Kitchen Rental and Utilities
Renting a commissary kitchen adds fixed costs. Home kitchens reduce rent but may have limitations on production scale and licensing requirements.
Waste and Yield
Small batch production can have higher waste percentages. Improving recipes and processes to reduce waste directly improves gross margin small batch food businesses can achieve.
Strategies to Improve Gross Margin for Small Batch Food Entrepreneurs
Price Your Products Based on True Costs
Calculate all costs, including ingredients, packaging, labor, and overhead. Add a markup that reflects the value of your specialty product and market demand. Avoid underpricing to compete with mass-produced items.
Focus on High-Value Niches
Specialty niches like gluten-free, vegan, or ethnic foods often allow for higher pricing. These markets value quality and uniqueness over price alone.
Optimize Ingredient Sourcing
Buy ingredients in bulk when possible, or join buying groups to reduce costs. Seasonal buying and local sourcing can also lower expenses and appeal to customers.
Streamline Production Processes
Standardize recipes and batch sizes to reduce waste and improve efficiency. Use kitchen tools and equipment that save time without compromising quality.
Use Packaging That Balances Cost and Appeal
Select packaging that protects the product and attracts customers but does not inflate costs unnecessarily. Consider reusable or recyclable options that resonate with your target market.
Leverage Direct Sales Channels
Selling directly to customers at farmers markets, online, or through subscription boxes reduces fees paid to retailers and distributors, improving gross margin.
Case Example: Small Batch Hot Sauce Producer
A small batch hot sauce maker operating from a shared kitchen rents space for $500/month. Ingredients cost $2 per bottle, packaging $1.50, and labor averages 30 minutes per bottle valued at $15/hour. The product sells for $12 per bottle.

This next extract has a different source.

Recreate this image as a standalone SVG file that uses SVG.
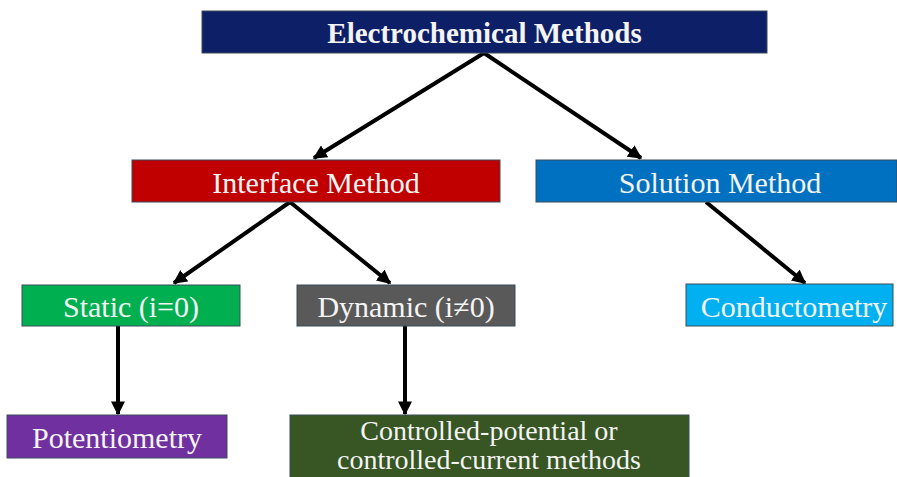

Ingredient + packaging cost = $3.50
Labor cost = $7.50
Total COGS = $11.00
Gross margin = (12 - 11) / 12 = 8.3%
This margin is too low. By increasing price to $15 and reducing labor time through batch processing, the margin improves:
New labor cost = $5 (20 minutes)
New COGS = $8.50
Gross margin = (15 - 8.5) / 15 = 43%
Still below ideal, but with further optimization like bulk ingredient buying and direct sales, the margin can approach the healthy 60% range.

Final Thoughts on Gross Margin Small Batch Food Businesses Should Aim For
Maintaining a healthy gross margin is critical for small batch food entrepreneurs to cover costs and grow sustainably. Aiming for a gross margin between 60% and 70% is realistic for many specialty niches, but it requires careful cost management and pricing strategies.